[Figure scripts]
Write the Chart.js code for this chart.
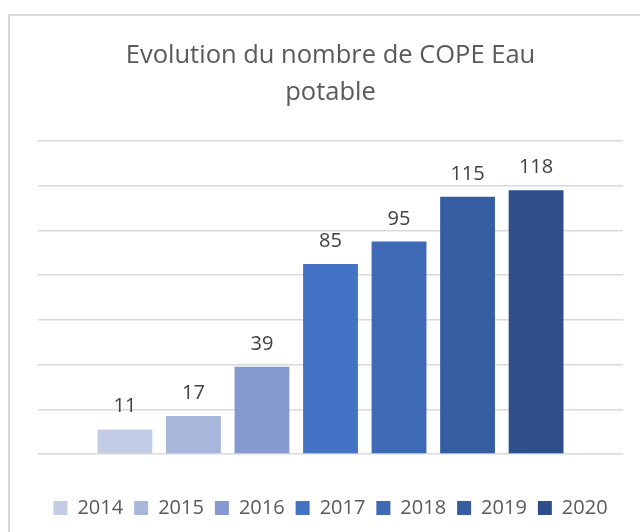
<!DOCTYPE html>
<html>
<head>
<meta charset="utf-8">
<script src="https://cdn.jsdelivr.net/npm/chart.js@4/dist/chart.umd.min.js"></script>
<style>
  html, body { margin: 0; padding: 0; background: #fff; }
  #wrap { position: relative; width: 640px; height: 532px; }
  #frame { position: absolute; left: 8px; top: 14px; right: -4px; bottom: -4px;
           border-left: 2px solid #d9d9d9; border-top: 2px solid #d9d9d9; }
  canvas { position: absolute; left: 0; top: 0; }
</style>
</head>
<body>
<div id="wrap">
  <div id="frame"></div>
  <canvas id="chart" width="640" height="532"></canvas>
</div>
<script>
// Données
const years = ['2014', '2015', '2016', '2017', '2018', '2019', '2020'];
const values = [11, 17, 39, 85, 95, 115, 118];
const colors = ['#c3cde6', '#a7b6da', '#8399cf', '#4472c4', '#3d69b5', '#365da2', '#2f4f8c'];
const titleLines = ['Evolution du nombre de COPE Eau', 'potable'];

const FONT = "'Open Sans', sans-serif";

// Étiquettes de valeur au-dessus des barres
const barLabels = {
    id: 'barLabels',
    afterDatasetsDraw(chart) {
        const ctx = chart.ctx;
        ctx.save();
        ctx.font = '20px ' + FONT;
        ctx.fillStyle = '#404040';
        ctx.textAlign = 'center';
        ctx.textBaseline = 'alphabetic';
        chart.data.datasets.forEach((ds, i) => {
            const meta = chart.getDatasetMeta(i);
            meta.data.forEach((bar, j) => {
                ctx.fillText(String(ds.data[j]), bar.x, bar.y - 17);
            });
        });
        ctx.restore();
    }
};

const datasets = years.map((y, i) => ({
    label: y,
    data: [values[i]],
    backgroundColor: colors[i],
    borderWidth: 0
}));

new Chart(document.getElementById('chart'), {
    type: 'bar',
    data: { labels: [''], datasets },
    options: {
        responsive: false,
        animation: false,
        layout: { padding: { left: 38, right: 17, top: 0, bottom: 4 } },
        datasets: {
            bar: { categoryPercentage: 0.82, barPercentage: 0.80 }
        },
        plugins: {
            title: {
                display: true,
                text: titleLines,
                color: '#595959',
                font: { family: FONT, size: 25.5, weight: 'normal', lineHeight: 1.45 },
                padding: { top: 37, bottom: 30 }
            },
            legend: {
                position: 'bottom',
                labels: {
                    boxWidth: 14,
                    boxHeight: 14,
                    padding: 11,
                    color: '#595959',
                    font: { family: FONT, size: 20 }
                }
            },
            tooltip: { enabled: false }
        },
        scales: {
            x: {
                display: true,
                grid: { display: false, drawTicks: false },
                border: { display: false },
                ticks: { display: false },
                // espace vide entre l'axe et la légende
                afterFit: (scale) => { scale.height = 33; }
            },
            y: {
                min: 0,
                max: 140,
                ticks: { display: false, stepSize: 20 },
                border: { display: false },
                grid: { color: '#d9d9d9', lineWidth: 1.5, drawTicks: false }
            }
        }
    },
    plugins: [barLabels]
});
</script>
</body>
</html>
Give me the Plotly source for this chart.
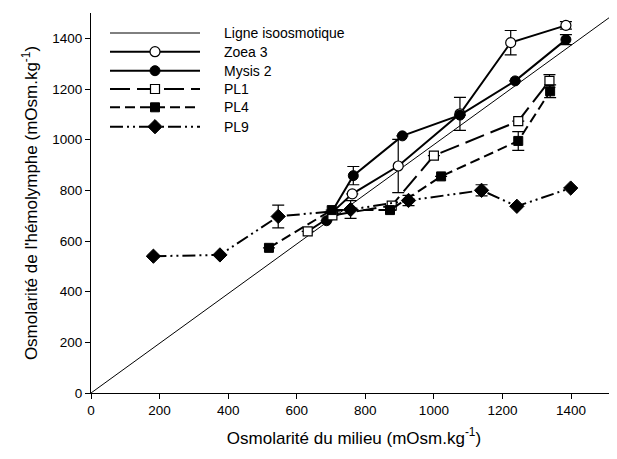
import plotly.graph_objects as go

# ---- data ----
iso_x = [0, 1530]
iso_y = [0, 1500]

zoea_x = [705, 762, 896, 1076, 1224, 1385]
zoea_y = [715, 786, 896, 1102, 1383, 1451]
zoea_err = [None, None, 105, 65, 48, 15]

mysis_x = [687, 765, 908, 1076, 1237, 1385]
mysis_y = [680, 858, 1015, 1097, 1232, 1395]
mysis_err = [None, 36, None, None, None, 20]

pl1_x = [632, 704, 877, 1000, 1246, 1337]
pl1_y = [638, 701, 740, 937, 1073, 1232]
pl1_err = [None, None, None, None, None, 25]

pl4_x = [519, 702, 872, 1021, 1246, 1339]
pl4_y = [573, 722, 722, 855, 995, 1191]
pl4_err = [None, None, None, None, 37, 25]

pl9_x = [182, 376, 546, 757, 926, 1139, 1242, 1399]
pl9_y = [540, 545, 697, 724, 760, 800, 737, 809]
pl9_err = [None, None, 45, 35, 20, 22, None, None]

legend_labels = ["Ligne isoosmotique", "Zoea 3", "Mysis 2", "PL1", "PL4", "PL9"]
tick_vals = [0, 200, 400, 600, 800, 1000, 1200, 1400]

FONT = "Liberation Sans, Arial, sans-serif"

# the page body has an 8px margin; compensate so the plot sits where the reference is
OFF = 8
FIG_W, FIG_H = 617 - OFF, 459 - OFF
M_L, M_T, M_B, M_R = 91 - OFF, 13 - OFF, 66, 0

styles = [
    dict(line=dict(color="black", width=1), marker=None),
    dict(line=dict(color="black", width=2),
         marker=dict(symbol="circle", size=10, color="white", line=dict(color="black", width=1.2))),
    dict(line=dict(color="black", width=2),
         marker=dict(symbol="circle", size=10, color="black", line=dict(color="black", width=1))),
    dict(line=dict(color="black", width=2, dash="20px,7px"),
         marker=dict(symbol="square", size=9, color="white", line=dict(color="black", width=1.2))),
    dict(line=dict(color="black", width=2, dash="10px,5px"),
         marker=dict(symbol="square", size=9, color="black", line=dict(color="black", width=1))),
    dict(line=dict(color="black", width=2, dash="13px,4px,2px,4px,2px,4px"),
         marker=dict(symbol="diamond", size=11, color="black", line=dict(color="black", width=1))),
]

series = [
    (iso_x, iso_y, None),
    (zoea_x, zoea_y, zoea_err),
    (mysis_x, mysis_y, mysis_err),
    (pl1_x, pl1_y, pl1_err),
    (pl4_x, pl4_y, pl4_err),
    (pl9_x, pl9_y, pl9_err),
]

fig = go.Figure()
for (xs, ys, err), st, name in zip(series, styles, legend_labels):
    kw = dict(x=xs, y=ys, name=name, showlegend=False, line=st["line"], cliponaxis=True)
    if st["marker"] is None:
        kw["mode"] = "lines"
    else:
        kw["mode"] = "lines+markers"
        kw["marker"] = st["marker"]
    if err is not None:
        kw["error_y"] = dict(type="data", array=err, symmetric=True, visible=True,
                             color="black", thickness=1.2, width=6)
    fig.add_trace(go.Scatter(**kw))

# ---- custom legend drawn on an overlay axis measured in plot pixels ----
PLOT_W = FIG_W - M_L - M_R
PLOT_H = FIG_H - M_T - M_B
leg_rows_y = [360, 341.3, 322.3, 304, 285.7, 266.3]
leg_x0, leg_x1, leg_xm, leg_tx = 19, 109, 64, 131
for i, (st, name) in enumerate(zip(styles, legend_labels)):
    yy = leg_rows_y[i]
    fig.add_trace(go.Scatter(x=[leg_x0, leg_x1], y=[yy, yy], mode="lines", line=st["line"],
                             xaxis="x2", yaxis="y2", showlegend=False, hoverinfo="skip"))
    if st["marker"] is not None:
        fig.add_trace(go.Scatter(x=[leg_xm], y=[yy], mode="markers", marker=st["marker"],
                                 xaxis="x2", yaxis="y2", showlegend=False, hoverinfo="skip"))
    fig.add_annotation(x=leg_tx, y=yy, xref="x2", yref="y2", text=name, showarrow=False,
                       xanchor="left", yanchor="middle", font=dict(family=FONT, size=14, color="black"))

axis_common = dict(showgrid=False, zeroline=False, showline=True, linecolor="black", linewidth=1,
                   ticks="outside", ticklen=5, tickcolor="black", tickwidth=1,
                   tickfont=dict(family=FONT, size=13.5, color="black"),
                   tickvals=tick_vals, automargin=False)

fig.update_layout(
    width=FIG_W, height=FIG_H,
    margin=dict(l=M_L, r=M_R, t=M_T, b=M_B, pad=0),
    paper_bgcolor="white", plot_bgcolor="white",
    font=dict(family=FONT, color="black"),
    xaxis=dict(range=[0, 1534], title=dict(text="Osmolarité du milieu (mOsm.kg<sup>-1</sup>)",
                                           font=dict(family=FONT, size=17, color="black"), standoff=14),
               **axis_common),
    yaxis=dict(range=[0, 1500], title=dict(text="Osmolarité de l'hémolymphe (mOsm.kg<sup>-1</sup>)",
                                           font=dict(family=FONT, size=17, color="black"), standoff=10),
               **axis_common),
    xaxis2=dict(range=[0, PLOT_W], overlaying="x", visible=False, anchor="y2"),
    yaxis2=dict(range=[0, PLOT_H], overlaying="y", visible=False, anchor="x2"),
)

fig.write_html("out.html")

◆ PROBLEM TO SOLVE:
Copy exactly the stretch of lines from the one containing "Give me the Plotly source for this chart." through the one containing "pl4_err = [None, None, None, None, 37, 25]", both included. Leave out any pictures.

◆ REPLY TO THE TASK:
Give me the Plotly source for this chart.
import plotly.graph_objects as go

# ---- data ----
iso_x = [0, 1530]
iso_y = [0, 1500]

zoea_x = [705, 762, 896, 1076, 1224, 1385]
zoea_y = [715, 786, 896, 1102, 1383, 1451]
zoea_err = [None, None, 105, 65, 48, 15]

mysis_x = [687, 765, 908, 1076, 1237, 1385]
mysis_y = [680, 858, 1015, 1097, 1232, 1395]
mysis_err = [None, 36, None, None, None, 20]

pl1_x = [632, 704, 877, 1000, 1246, 1337]
pl1_y = [638, 701, 740, 937, 1073, 1232]
pl1_err = [None, None, None, None, None, 25]

pl4_x = [519, 702, 872, 1021, 1246, 1339]
pl4_y = [573, 722, 722, 855, 995, 1191]
pl4_err = [None, None, None, None, 37, 25]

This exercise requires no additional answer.